Directions for this task → Transcribe every line from the top down to the line with "['#000000', '#f27ca5', '#b41cb8', '#7a1f72'];", both ends included, but not the pictures.

Information provided →
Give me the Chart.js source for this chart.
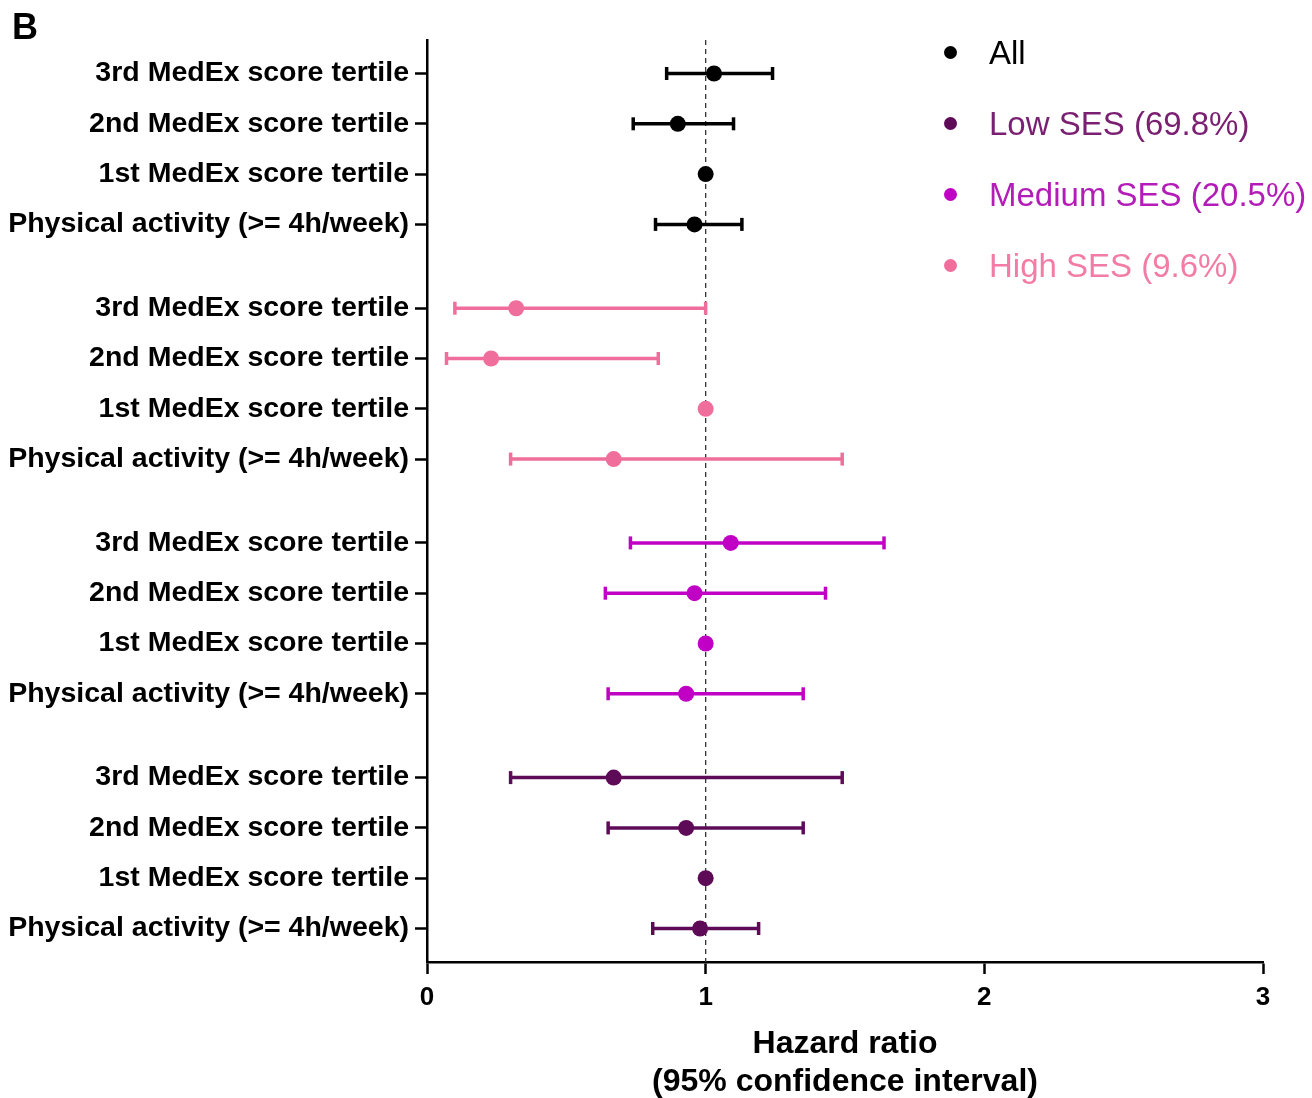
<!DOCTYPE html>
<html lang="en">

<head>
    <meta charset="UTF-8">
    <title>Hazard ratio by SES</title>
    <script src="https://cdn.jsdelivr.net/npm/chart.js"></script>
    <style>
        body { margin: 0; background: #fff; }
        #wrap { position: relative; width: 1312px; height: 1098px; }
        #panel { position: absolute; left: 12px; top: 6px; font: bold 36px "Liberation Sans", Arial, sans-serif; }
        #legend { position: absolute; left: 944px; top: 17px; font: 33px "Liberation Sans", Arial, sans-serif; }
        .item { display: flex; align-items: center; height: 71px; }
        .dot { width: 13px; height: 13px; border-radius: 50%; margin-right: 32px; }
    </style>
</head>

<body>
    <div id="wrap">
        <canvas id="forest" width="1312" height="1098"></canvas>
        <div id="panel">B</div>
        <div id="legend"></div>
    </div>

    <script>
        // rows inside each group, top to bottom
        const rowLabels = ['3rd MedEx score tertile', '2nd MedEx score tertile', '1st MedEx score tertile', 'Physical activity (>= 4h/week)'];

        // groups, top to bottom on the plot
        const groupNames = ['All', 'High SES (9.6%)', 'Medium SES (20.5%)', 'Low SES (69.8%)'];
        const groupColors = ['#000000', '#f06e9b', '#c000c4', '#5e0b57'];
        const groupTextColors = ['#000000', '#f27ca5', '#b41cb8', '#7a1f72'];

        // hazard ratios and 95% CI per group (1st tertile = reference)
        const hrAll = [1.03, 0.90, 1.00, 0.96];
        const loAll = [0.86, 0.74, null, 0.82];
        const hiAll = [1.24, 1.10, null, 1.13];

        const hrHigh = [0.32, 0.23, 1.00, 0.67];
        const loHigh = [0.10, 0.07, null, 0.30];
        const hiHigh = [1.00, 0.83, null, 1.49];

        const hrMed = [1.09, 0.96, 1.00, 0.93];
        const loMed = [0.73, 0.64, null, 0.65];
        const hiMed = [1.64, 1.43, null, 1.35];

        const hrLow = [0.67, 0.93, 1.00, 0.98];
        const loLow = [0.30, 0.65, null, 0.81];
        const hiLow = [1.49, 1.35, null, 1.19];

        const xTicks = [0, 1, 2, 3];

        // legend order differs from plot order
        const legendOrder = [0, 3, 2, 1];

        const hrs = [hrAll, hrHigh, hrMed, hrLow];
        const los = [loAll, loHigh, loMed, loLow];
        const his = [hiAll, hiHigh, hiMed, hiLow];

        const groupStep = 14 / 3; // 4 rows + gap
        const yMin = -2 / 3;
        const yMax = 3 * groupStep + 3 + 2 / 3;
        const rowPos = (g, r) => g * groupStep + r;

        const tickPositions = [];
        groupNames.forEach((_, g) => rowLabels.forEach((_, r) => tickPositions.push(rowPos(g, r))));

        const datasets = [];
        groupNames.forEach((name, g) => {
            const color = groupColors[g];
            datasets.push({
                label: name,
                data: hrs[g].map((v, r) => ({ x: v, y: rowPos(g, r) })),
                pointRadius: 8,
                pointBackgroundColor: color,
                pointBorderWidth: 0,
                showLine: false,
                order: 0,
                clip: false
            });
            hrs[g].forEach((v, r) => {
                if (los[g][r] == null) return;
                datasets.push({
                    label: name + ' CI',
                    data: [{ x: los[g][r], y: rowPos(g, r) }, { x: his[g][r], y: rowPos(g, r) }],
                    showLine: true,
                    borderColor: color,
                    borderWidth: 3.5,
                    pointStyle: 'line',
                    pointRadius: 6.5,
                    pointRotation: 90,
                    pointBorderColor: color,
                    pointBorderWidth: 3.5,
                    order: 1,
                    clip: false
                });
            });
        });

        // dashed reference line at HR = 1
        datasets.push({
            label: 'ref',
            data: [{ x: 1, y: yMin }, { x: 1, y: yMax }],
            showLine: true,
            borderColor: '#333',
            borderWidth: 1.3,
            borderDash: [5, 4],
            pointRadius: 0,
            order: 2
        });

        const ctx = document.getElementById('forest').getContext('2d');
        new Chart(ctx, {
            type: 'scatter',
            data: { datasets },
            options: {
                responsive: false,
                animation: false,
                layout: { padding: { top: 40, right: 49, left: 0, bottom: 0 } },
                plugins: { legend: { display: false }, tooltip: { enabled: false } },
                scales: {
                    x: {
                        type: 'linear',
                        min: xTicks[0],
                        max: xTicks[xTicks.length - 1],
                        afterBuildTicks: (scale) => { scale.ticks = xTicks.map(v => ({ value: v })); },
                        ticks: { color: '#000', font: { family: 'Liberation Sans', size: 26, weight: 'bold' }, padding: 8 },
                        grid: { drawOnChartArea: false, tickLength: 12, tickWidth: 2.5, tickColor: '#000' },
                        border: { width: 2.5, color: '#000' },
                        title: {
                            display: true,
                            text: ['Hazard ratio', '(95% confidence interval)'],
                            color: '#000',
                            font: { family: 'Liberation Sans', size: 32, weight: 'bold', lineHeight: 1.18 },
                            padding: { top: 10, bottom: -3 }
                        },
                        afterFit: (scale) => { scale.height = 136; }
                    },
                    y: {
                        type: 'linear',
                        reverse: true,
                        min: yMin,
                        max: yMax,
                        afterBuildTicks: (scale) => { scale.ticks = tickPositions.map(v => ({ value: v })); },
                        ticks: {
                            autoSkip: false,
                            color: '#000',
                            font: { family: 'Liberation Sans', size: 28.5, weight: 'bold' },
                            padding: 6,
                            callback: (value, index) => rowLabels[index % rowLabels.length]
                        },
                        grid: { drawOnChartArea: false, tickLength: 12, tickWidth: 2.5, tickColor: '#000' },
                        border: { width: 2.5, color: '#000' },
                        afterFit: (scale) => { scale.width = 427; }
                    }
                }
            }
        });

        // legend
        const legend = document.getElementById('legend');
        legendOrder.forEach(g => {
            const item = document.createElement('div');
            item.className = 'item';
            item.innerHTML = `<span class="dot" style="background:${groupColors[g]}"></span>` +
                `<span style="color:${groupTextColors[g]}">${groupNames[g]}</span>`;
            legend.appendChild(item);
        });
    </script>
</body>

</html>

Result below →
Give me the Chart.js source for this chart.
<!DOCTYPE html>
<html lang="en">

<head>
    <meta charset="UTF-8">
    <title>Hazard ratio by SES</title>
    <script src="https://cdn.jsdelivr.net/npm/chart.js"></script>
    <style>
        body { margin: 0; background: #fff; }
        #wrap { position: relative; width: 1312px; height: 1098px; }
        #panel { position: absolute; left: 12px; top: 6px; font: bold 36px "Liberation Sans", Arial, sans-serif; }
        #legend { position: absolute; left: 944px; top: 17px; font: 33px "Liberation Sans", Arial, sans-serif; }
        .item { display: flex; align-items: center; height: 71px; }
        .dot { width: 13px; height: 13px; border-radius: 50%; margin-right: 32px; }
    </style>
</head>

<body>
    <div id="wrap">
        <canvas id="forest" width="1312" height="1098"></canvas>
        <div id="panel">B</div>
        <div id="legend"></div>
    </div>

    <script>
        // rows inside each group, top to bottom
        const rowLabels = ['3rd MedEx score tertile', '2nd MedEx score tertile', '1st MedEx score tertile', 'Physical activity (>= 4h/week)'];

        // groups, top to bottom on the plot
        const groupNames = ['All', 'High SES (9.6%)', 'Medium SES (20.5%)', 'Low SES (69.8%)'];
        const groupColors = ['#000000', '#f06e9b', '#c000c4', '#5e0b57'];
        const groupTextColors = ['#000000', '#f27ca5', '#b41cb8', '#7a1f72'];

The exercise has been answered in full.